The economy averaged 4 per cent growth annually between 1997 and 2002 while tourism averaged 13 per cent growth. However, tourism declined 5 per cent in 2002, after stagnating in 2001.
Import-dependent Cuba has increasingly relied on tourism for hard currency since the collapse of former benefactor, the Soviet Union, plunged it into crisis more than a decade ago. Tourism accounted for close to 50 per cent of Cuba`s foreign exchange earnings in 2001, compared with around 10 per cent in 1991.
Arrivals increased at an annual rate of 19 per cent in the 1990s fuelling the economy`s recovery, and despite the US government ban on most of its citizens visiting the Caribbean island. The USA is the main tourism provider for the area.
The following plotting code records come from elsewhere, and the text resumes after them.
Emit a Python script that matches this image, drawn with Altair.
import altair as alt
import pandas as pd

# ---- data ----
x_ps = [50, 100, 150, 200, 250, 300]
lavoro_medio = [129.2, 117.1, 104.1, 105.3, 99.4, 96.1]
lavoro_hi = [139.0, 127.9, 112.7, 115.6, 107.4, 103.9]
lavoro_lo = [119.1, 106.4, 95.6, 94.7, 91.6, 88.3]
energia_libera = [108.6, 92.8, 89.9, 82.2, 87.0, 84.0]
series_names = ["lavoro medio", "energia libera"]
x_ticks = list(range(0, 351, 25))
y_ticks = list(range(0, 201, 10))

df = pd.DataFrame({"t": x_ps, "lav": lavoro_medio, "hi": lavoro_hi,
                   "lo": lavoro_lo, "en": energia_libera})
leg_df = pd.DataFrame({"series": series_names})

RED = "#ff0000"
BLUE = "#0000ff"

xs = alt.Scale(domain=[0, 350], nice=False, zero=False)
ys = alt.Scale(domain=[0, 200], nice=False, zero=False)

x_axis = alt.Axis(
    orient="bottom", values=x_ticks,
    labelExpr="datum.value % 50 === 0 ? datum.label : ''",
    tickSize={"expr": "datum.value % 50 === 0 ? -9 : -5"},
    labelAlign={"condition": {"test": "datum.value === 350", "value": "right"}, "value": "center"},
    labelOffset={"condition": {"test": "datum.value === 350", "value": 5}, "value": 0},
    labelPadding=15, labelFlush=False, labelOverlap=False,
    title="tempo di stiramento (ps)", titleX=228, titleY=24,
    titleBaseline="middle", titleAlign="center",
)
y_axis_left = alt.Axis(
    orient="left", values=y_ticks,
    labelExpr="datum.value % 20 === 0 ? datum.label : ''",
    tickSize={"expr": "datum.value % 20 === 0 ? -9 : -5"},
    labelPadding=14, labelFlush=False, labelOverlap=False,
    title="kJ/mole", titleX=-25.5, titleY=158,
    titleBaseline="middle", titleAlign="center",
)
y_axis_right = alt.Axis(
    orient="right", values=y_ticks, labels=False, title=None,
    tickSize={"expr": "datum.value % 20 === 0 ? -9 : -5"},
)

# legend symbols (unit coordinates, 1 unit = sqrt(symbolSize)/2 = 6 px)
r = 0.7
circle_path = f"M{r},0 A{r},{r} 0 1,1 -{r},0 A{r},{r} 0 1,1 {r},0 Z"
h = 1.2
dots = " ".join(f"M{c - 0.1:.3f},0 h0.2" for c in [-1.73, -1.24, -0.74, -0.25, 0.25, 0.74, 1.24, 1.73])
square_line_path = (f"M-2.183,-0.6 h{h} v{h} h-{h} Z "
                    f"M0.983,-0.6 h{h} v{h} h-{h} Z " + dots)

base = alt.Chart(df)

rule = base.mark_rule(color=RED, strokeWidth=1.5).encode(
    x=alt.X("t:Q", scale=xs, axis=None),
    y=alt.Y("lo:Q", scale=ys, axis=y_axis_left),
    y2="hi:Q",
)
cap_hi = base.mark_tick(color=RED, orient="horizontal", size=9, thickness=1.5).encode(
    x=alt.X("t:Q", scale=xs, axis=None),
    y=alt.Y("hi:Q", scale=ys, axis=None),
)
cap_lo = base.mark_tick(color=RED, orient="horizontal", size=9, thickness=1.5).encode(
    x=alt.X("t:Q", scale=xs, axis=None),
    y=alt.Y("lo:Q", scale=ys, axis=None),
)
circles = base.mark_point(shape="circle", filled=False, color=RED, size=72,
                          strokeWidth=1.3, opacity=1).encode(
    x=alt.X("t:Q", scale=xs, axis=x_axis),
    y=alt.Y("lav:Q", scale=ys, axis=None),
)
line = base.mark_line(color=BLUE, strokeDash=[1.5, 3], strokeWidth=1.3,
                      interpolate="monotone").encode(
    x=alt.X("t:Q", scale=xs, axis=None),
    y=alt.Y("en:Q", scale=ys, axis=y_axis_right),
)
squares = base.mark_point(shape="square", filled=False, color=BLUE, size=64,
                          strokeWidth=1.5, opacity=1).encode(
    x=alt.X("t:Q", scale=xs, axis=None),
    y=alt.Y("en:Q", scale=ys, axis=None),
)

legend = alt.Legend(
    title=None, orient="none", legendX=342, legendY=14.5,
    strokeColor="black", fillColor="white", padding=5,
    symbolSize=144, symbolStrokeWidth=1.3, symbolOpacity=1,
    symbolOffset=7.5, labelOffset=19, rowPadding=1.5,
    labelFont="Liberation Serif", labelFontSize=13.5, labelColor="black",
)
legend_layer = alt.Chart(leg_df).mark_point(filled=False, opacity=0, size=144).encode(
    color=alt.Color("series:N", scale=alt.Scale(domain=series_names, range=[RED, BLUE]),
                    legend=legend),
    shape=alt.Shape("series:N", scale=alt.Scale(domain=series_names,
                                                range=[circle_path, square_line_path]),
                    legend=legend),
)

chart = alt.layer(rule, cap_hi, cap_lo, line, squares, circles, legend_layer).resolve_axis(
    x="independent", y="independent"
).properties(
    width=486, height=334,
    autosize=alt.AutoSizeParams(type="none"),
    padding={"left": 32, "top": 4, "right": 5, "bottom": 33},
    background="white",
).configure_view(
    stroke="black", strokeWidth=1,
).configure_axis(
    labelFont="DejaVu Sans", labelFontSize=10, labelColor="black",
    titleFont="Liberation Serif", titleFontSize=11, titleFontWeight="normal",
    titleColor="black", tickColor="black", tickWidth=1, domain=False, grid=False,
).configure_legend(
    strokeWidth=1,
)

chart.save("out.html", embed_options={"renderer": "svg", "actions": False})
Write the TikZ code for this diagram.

Arrivals stagnated in 2001 and tourism industry revenues declined 5.2 per cent to US$1.85 billion, reducing economic growth to 3 percent, from more than 6 per cent the previous two years. Preliminary estimates point to a 7% decline in tourist arrivals in 2002, and an even sharper decline in terms of foreign exchange.
However, things could be looking up. The ministry says that 107,299 tourists came to the Caribbean island in October 2002, compared with 97,773 in October 2001. The 10 per cent increase was the first monthly upturn reported since 11 September 2001.